Die Begründung ist, soweit sie nicht bereits mit dem Zulassungsantrag vorgelegt worden ist, bei dem Oberverwaltungsgericht für das Land Nordrhein-Westfalen (Aegidiikirchplatz 5, 48143 Münster, bzw. Postfach 6309, 48033 Münster) schriftlich oder in elektronischer Form nach Maßgabe der Verordnung über den elektronischen Rechtsverkehr bei den Verwaltungsgerichten und den Finanzgerichten im Lande Nordrhein-Westfalen - ERVVO VG/FG - in der Fassung vom 1. Dezember 2010 (GV.NRW.2010 S. 648) einzureichen. Über den Antrag entscheidet das Oberverwaltungsgericht durch Beschluss.

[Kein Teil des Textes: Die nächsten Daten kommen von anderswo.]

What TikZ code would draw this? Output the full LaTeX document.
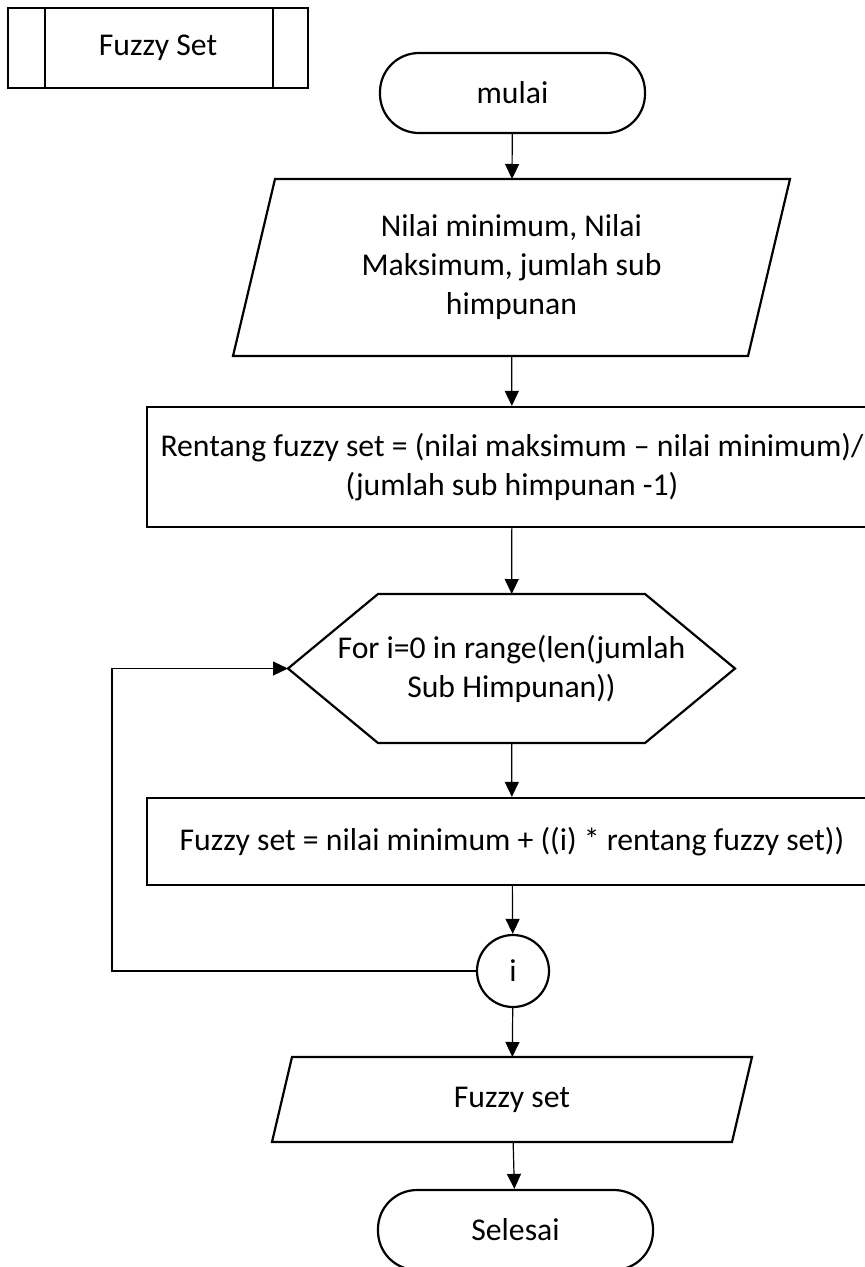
\documentclass[tikz,border=0pt]{standalone}
\usepackage{fontspec}
\setmainfont{Carlito}
\usetikzlibrary{arrows.meta, positioning}
\tikzset{
  edge/.style      = {draw=black, line width=2.2pt},
  termbox/.style   = {rectangle, edge, rounded corners=39pt, minimum width=#1, minimum height=80pt, align=center},
  procbox/.style   = {rectangle, edge, minimum width=730pt, align=center},
  plainbox/.style  = {rectangle, draw=none, inner sep=0pt, outer sep=0pt, align=center},
  joinpt/.style    = {circle, edge, minimum size=72pt, inner sep=0pt},
  flow/.style      = {-{Triangle[length=15pt, width=14pt]}, line width=1.2pt, black},
}

\begin{document}
\begin{tikzpicture}[x=1pt, y=-1pt, font=\fontsize{31.7}{39}\selectfont]
\clip (0,0) rectangle (865,1267);

% ===== judul (predefined process) =====
\node[rectangle, edge, minimum width=300pt, minimum height=80pt] (judul) at (158,48) {Fuzzy Set};
\draw[edge] ([xshift=38pt]judul.north west) -- ([xshift=38pt]judul.south west);
\draw[edge] ([xshift=-36pt]judul.north east) -- ([xshift=-36pt]judul.south east);

% ===== alur utama =====
\node[termbox=265pt] (mulai) at (512.5,93) {mulai};

% input
\node[plainbox, minimum width=557pt, minimum height=177pt] (input) at (511.5,267.5)
  {Nilai minimum, Nilai\\Maksimum, jumlah sub\\himpunan};
\draw[edge] ([xshift=42pt]input.north west) -- (input.north east)
  -- ([xshift=-42pt]input.south east) -- (input.south west) -- cycle;

% rentang
\node[procbox, minimum height=120pt] (rentang) at (512,467)
  {Rentang fuzzy set = (nilai maksimum – nilai minimum)/\\(jumlah sub himpunan -1)};

% perulangan
\node[plainbox, minimum width=447pt, minimum height=149pt] (ulang) at (511.5,668.5)
  {For i=0 in range(len(jumlah\\Sub Himpunan))};
\draw[edge] (ulang.west) -- ([xshift=90pt]ulang.north west) -- ([xshift=-90pt]ulang.north east)
  -- (ulang.east) -- ([xshift=-90pt]ulang.south east) -- ([xshift=90pt]ulang.south west) -- cycle;

% hitung fuzzy set
\node[procbox, minimum height=87pt] (hitung) at (512,841.5)
  {Fuzzy set = nilai minimum + ((i) * rentang fuzzy set))};

% titik i
\node[joinpt] (titik) at (513,971) {i};

% output
\node[plainbox, minimum width=480pt, minimum height=85pt] (output) at (512,1099.5) {Fuzzy set};
\draw[edge] ([xshift=20pt]output.north west) -- (output.north east)
  -- ([xshift=-20pt]output.south east) -- (output.south west) -- cycle;

\node[termbox=275pt] (selesai) at (515.5,1230) {Selesai};

% ===== panah =====
\draw[flow] (mulai) -- (input);
\draw[flow] (input) -- (rentang);
\draw[flow] (rentang) -- (ulang);
\draw[flow] (ulang) -- (hitung);
\draw[flow] (hitung) -- (titik);
\draw[flow] (titik) -- (output);
\draw[flow] (output) -- (selesai);

% kembali ke perulangan
\coordinate (balik) at (112,971);
\draw[flow] (titik.west) -- (balik) |- (ulang.west);

\end{tikzpicture}
\end{document}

Vor dem Oberverwaltungsgericht müssen sich die Beteiligten durch Prozessbevollmächtigte vertreten lassen; dies gilt auch für Prozesshandlungen, durch die ein Verfahren vor dem Oberverwaltungsgericht eingeleitet wird. Als Bevollmächtigte sind Rechtsanwälte und Rechtslehrer an einer staatlichen oder staatlich anerkannten Hochschule eines Mitgliedstaates der Europäischen Union, eines anderen Vertragsstaates des Abkommens über den Europäischen Wirtschaftsraum oder der Schweiz, die die Befähigung zum Richteramt besitzen, sowie die ihnen kraft Gesetzes gleichgestellten Personen zugelassen. Auf die zusätzlichen Vertretungsmöglichkeiten für Behörden und juristische Personen des öffentlichen Rechts einschließlich der von ihnen zur Erfüllung ihrer öffentlichen Aufgaben gebildeten Zusammenschlüsse wird hingewiesen (vgl. § 67 Abs. 4 Satz 4 der Verwaltungsgerichtsordnung - VwGO - in der Fassung gemäß Art. 13 des Gesetzes zur Neuregelung des Rechtsberatungsrechts vom 12. Dezember 2007, BGBl. I S. 2840, und § 5 Nr. 6 des Einführungsgesetzes zum Rechtsdienstleistungsgesetz - RDGEG -). Darüber hinaus sind die in § 67 Abs. 2 Satz 2 Nr. 3 bis 7 VwGO bezeichneten Personen und Organisationen unter den dort genannten Voraussetzungen vor dem Oberverwaltungsgericht als Bevollmächtigte zugelassen.

Der Antragsschrift sollen möglichst Abschriften für die übrigen Beteiligten beigefügt werden.

T. C. Q

Ferner ergeht folgender

B e s c h l u s s :

Der Wert des Streitgegenstandes wird gemäß § 52 Abs. 3 des Gerichtskostengesetzes in Höhe der streitigen Beitragsforderung auf 1.049,29 EUR festgesetzt.